Comparison of BUFFERS=, STACKS=, and SMARTDRV.SYS (78434)



The information in this article applies to:
    Microsoft MS-DOS operating system 5.0

This article was previously published under Q78434

SUMMARY

This article summarizes the similarities and differences between BUFFERS=, STACKS=, and SMARTDRV.SYS.

MORE INFORMATION

STACKS vs. BUFFERS and SMARTDRV

STACKS= has nothing in common with BUFFERS and SMARTDRV other than it is a CONFIG.SYS command and it reserves memory like BUFFERS.

STACKS= is used so that MS-DOS does not use the application stack space for handling hardware interrupts. Instead, MS-DOS reserves memory at boot time for stack space for hardware interrupt processing (unless you specify STACKS=0,0).

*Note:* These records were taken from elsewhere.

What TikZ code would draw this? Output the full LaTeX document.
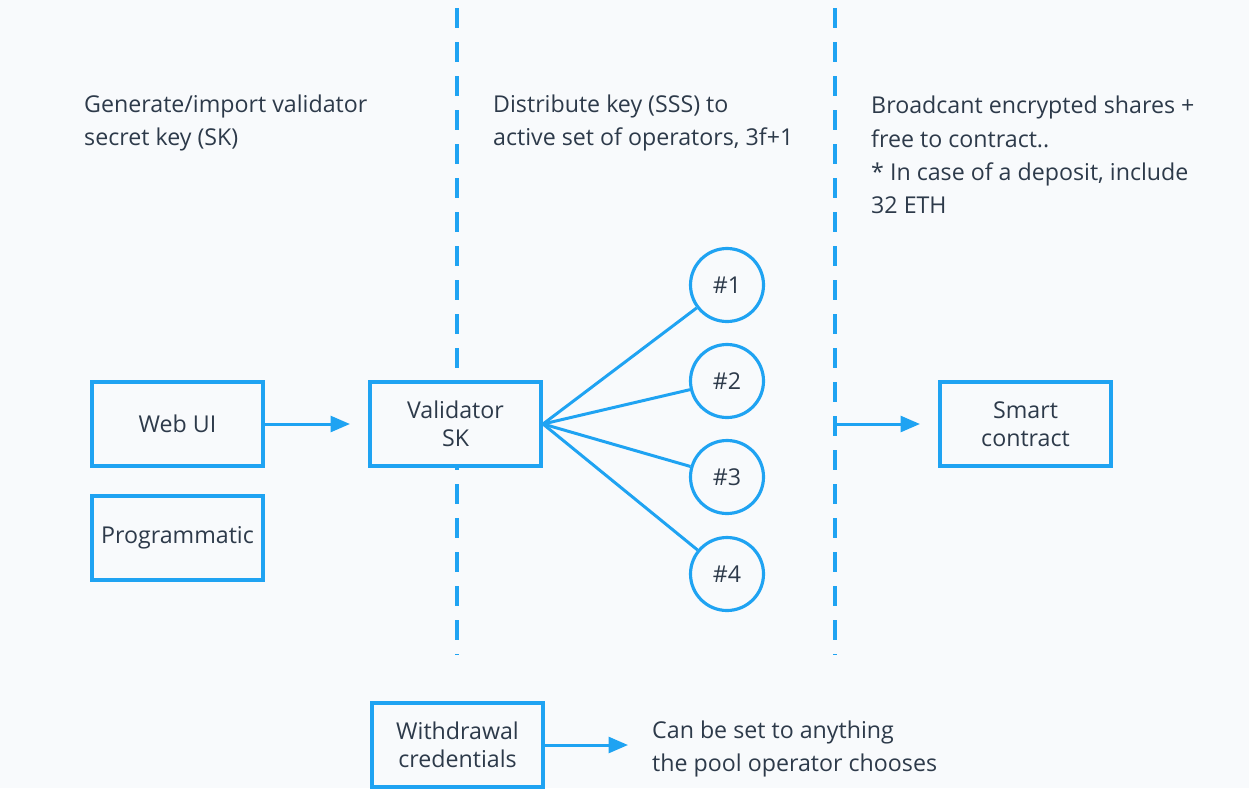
\documentclass[tikz,border=0pt]{standalone}
\usepackage{fontspec}
\setmainfont{Open Sans}
\usepackage{xcolor}
\usepackage{tikz}
\usetikzlibrary{positioning,arrows.meta}
\definecolor{skyblue}{HTML}{1FA3F2}
\definecolor{slatetext}{HTML}{2D3A4A}
\definecolor{paper}{HTML}{F8FAFC}

\begin{document}
\begin{tikzpicture}[
font=\fontsize{13.2}{16}\selectfont, text=slatetext,
box/.style={rectangle, draw=skyblue, fill=paper, line width=2.3pt, minimum width=3.42cm, minimum height=1.68cm, align=center, inner sep=2pt},
operator/.style={circle, draw=skyblue, fill=paper, line width=1.8pt, minimum size=1.46cm, inner sep=0pt},
link/.style={skyblue, line width=1.7pt},
flow/.style={skyblue, line width=1.7pt, -{Triangle[length=11pt,width=9pt]}, shorten >=0.36cm},
divider/.style={skyblue, line width=1.8pt, dash pattern=on 0.4cm off 0.28cm},
caption/.style={anchor=west, align=left, font=\fontsize{13.2}{19}\selectfont},
]
%Background
\fill[paper] (0,0) rectangle (24.98,-15.76);
\useasboundingbox (0,0) rectangle (24.98,-15.76);

%Dividers
\draw[divider] (9.14,-0.16) -- (9.14,-13.1);
\draw[divider] (16.70,-0.16) -- (16.70,-13.1);
\coordinate (gate) at (16.70,-8.48);

%Captions
\node[caption] (gentext) at (1.56,-2.46) {Generate/import validator\\secret key (SK)};
\node[caption] (disttext) at (9.74,-2.46) {Distribute key (SSS) to\\active set of operators, 3f+1};
\node[caption] (casttext) at (17.30,-3.10) {Broadcant encrypted shares +\\free to contract..\\* In case of a deposit, include\\32 ETH};

%Sources
\node[box] (webui) at (3.55,-8.48) {Web UI};
\node[box] (prog) at (3.55,-10.76) {Programmatic};

%Key
\node[box] (valsk) at (9.11,-8.48) {Validator\\SK};

%Operators
\node[operator] (op1) at (14.54,-5.70) {\#1};
\node[operator] (op2) at (14.54,-7.62) {\#2};
\node[operator] (op3) at (14.54,-9.54) {\#3};
\node[operator] (op4) at (14.54,-11.48) {\#4};

%Contract
\node[box] (smart) at (20.51,-8.48) {Smart\\contract};

%Withdrawal
\node[box] (wdcred) at (9.15,-14.90) {Withdrawal\\credentials};
\node[caption] (wdtext) at (12.92,-14.98) {Can be set to anything\\the pool operator chooses};

%Connections
\draw[flow] (webui) -- (valsk);
\draw[link] (valsk.east) -- (op1);
\draw[link] (valsk.east) -- (op2);
\draw[link] (valsk.east) -- (op3);
\draw[link] (valsk.east) -- (op4);
\draw[flow] (gate) -- (smart);
\draw[flow] (wdcred.east) -- (wdcred.east -| wdtext.west);
\end{tikzpicture}
\end{document}
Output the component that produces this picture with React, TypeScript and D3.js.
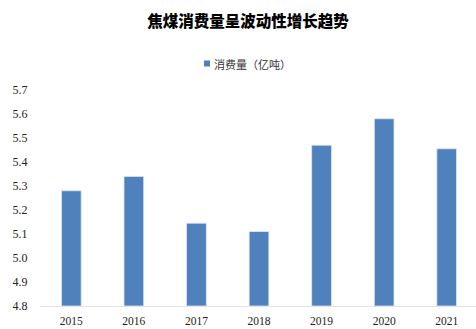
import React from "react";
import * as d3 from "d3";

const years = ["2015", "2016", "2017", "2018", "2019", "2020", "2021"];
const consumption = [5.28, 5.34, 5.145, 5.11, 5.47, 5.58, 5.455];
const yTicks = [4.8, 4.9, 5.0, 5.1, 5.2, 5.3, 5.4, 5.5, 5.6, 5.7];
const title = "焦煤消费量呈波动性增长趋势";
const seriesName = "消费量（亿吨）";

const W = 476;
const H = 329;

export default function App() {
  const x = d3
    .scaleBand<string>()
    .domain(years)
    .range([40, 478])
    .paddingInner(0.685)
    .paddingOuter(0.3425)
    .align(0.5);
  const y = d3.scaleLinear().domain([4.8, 5.7]).range([306, 90]);
  const serif = "'Liberation Serif', 'Times New Roman', serif";
  const cjk = "'Noto Sans CJK SC', sans-serif";

  return (
    <svg
      width={W}
      height={H}
      style={{ position: "absolute", left: 0, top: 0, background: "#fff" }}
    >
      <text
        x={248}
        y={20}
        textAnchor="middle"
        dominantBaseline="central"
        fontFamily={cjk}
        fontWeight={900}
        fontSize={15.5}
        fill="#000"
      >
        {title}
      </text>
      <g transform="translate(204,60.5)">
        <rect x={0} y={0} width={6} height={6} fill="#4F81BD" />
        <text
          x={10}
          y={3}
          dominantBaseline="central"
          fontFamily={cjk}
          fontSize={11}
          fill="#333"
        >
          {seriesName}
        </text>
      </g>
      {yTicks.map((t) => (
        <text
          key={t}
          x={27.5}
          y={y(t)}
          textAnchor="end"
          dominantBaseline="central"
          fontFamily={serif}
          fontSize={12}
          fill="#222"
        >
          {t.toFixed(1)}
        </text>
      ))}
      {years.map((yr, i) => (
        <rect
          key={yr}
          x={x(yr)!}
          y={y(consumption[i])}
          width={x.bandwidth()}
          height={y(4.8) - y(consumption[i])}
          fill="#4F81BD"
          stroke="#dbe5f1"
          strokeWidth={0.8}
        />
      ))}
      <line x1={40} x2={478} y1={306.5} y2={306.5} stroke="#e3e3e3" strokeWidth={1} />
      {years.map((yr) => (
        <text
          key={yr}
          x={x(yr)! + x.bandwidth() / 2}
          y={321}
          textAnchor="middle"
          dominantBaseline="central"
          fontFamily={serif}
          fontSize={11.5}
          fill="#222"
        >
          {yr}
        </text>
      ))}
    </svg>
  );
}
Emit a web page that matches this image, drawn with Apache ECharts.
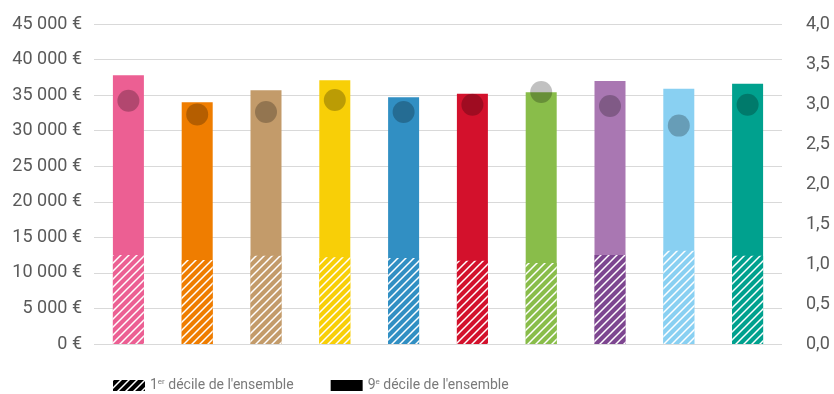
<!DOCTYPE html>
<html>
<head>
<meta charset="utf-8">
<script src="https://cdn.jsdelivr.net/npm/echarts@6/dist/echarts.min.js"></script>
<style>html,body{margin:0;padding:0;background:#fff}#c{width:834px;height:394px}</style>
</head>
<body>
<div id="c"></div>
<script>
// Data
var categories = ['G1','G2','G3','G4','G5','G6','G7','G8','G9','G10'];
var decile9 = [37800, 34000, 35700, 37100, 34700, 35200, 35400, 37000, 35900, 36600];
var decile1 = [12500, 11800, 12400, 12200, 12100, 11700, 11400, 12500, 13100, 12400];
var ratio = [3.04, 2.87, 2.90, 3.05, 2.90, 2.99, 3.15, 2.975, 2.73, 2.99];
var leftTicks = [0, 45000, 5000];
var rightTicks = [0, 4, 0.5];
var legendNames = ["1er décile de l'ensemble", "9e décile de l'ensemble"];

// Styles
var barColors = ['#ec5f93','#ef7d00','#c39b6a','#f8cf07','#318fc3','#d3112c','#89bd4a','#a977b2','#89d0f2','#00a18e'];
var hatchColors = ['#ec5f93','#ef7d00','#c39b6a','#f8cf07','#318fc3','#d3112c','#89bd4a','#7d4690','#89d0f2','#00a18e'];
var FONT = 'Roboto';

function hatch(color) {
  var s = 8;
  var cv = document.createElement('canvas');
  cv.width = s; cv.height = s;
  var ctx = cv.getContext('2d');
  ctx.fillStyle = color; ctx.fillRect(0, 0, s, s);
  ctx.strokeStyle = '#ffffff'; ctx.lineWidth = 1.5;
  ctx.beginPath();
  ctx.moveTo(0, s); ctx.lineTo(s, 0);
  ctx.moveTo(-1, 1); ctx.lineTo(1, -1);
  ctx.moveTo(s - 1, s + 1); ctx.lineTo(s + 1, s - 1);
  ctx.stroke();
  return {image: cv, repeat: 'repeat'};
}

var chart = echarts.init(document.getElementById('c'), null, {renderer: 'canvas'});
var fmtEuro = function (v) {
  return String(v).replace(/\B(?=(\d{3})+(?!\d))/g, ' ') + ' €';
};
var fmtRatio = function (v) { return v.toFixed(1).replace('.', ','); };

chart.setOption({
  animation: false,
  grid: {left: 94, right: 52, top: 24, bottom: 50},
  legend: {
    left: 108, top: 373,
    itemWidth: 32, itemHeight: 11, itemGap: 37,
    selectedMode: false,
    data: [
      {name: legendNames[0], icon: 'rect', itemStyle: {color: hatch('#000000')}},
      {name: legendNames[1], icon: 'rect', itemStyle: {color: '#000000'}}
    ],
    formatter: function (n) {
      return n.replace(/^(\d)(er|e) /, '$1{sup|$2} ');
    },
    textStyle: {
      fontFamily: FONT, fontSize: 14, color: '#7a7a7a',
      rich: {sup: {fontFamily: FONT, fontSize: 8, color: '#7a7a7a', verticalAlign: 'top', padding: [0, 0, 7, 0]}}
    }
  },
  xAxis: {
    type: 'category', data: categories,
    axisLine: {show: false}, axisTick: {show: false}, axisLabel: {show: false}
  },
  yAxis: [{
    type: 'value', min: leftTicks[0], max: leftTicks[1], interval: leftTicks[2],
    axisLine: {show: false}, axisTick: {show: false},
    splitLine: {lineStyle: {color: '#d9d9d9', width: 1}},
    axisLabel: {formatter: fmtEuro, fontFamily: FONT, fontSize: 18, color: '#5a5a5a', margin: 12}
  }, {
    type: 'value', min: rightTicks[0], max: rightTicks[1], interval: rightTicks[2],
    axisLine: {show: false}, axisTick: {show: false}, splitLine: {show: false},
    axisLabel: {formatter: fmtRatio, fontFamily: FONT, fontSize: 18, color: '#5a5a5a', margin: 24}
  }],
  series: [{
    name: legendNames[1], type: 'bar', barWidth: 31,
    itemStyle: {color: '#000000'},
    data: decile9.map(function (v, i) { return {value: v, itemStyle: {color: barColors[i]}}; })
  }, {
    name: legendNames[0], type: 'bar', barWidth: 31, barGap: '-100%',
    itemStyle: {color: hatch('#000000')},
    data: decile1.map(function (v, i) { return {value: v, itemStyle: {color: hatch(hatchColors[i])}}; })
  }, {
    name: 'ratio', type: 'scatter', yAxisIndex: 1, symbolSize: 22, z: 5,
    itemStyle: {color: 'rgba(0,0,0,0.3)'},
    data: ratio
  }]
});
</script>
</body>
</html>
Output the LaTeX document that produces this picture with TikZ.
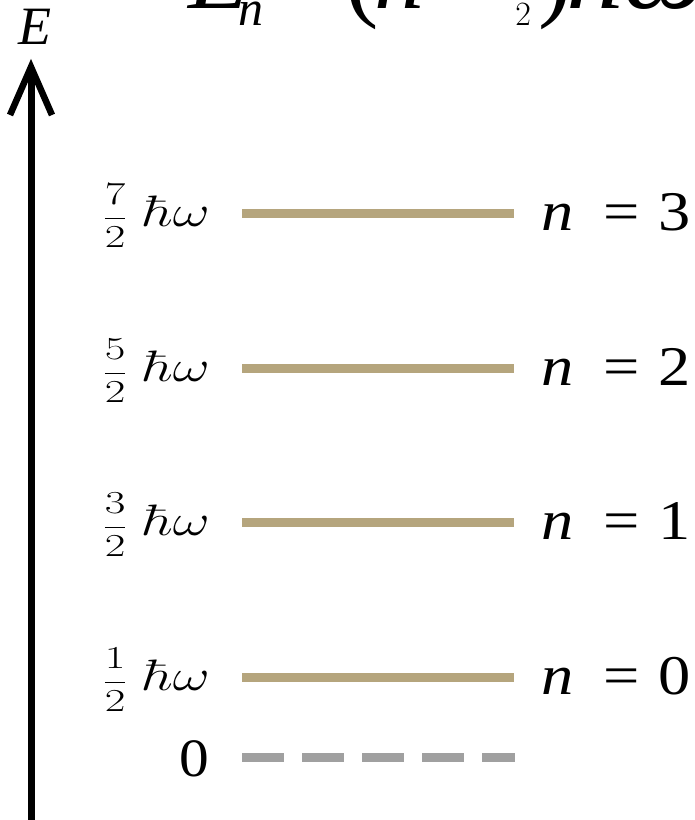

Similarities Between BUFFERS and SMARTDRV

Both are used for DISK caching purposes.

Differences Between BUFFERS and SMARTDRV

    BUFFERS is built into DOS and is not a device driver. SMARTDRV.SYS is an external device driver.
    BUFFERS caches only partial sector reads/writes and does not cache an integral number of sector transfers. SMARTDRV caches all types of transfers.
    BUFFERS reserves memory either in low memory or in the HMA. SMARTDRV can use extended memory or expanded memory. This also means that an XMS or EMS driver has to be loaded before SMARTDRV.
    BUFFERS is efficient only for caching a small number of sectors (for example, 30 to 50). SMARTDRV is efficient even caching huge number of sectors (for example, 2048 to 8192).
    BUFFERS' caching strategy is built into MS-DOS. SMARTDRV looks at INT 13h activity to cache disk data.
    BUFFERS works on all hard disks and floppy disks. SMARTDRV works only on hard disks, and does not work with some third party disk managers.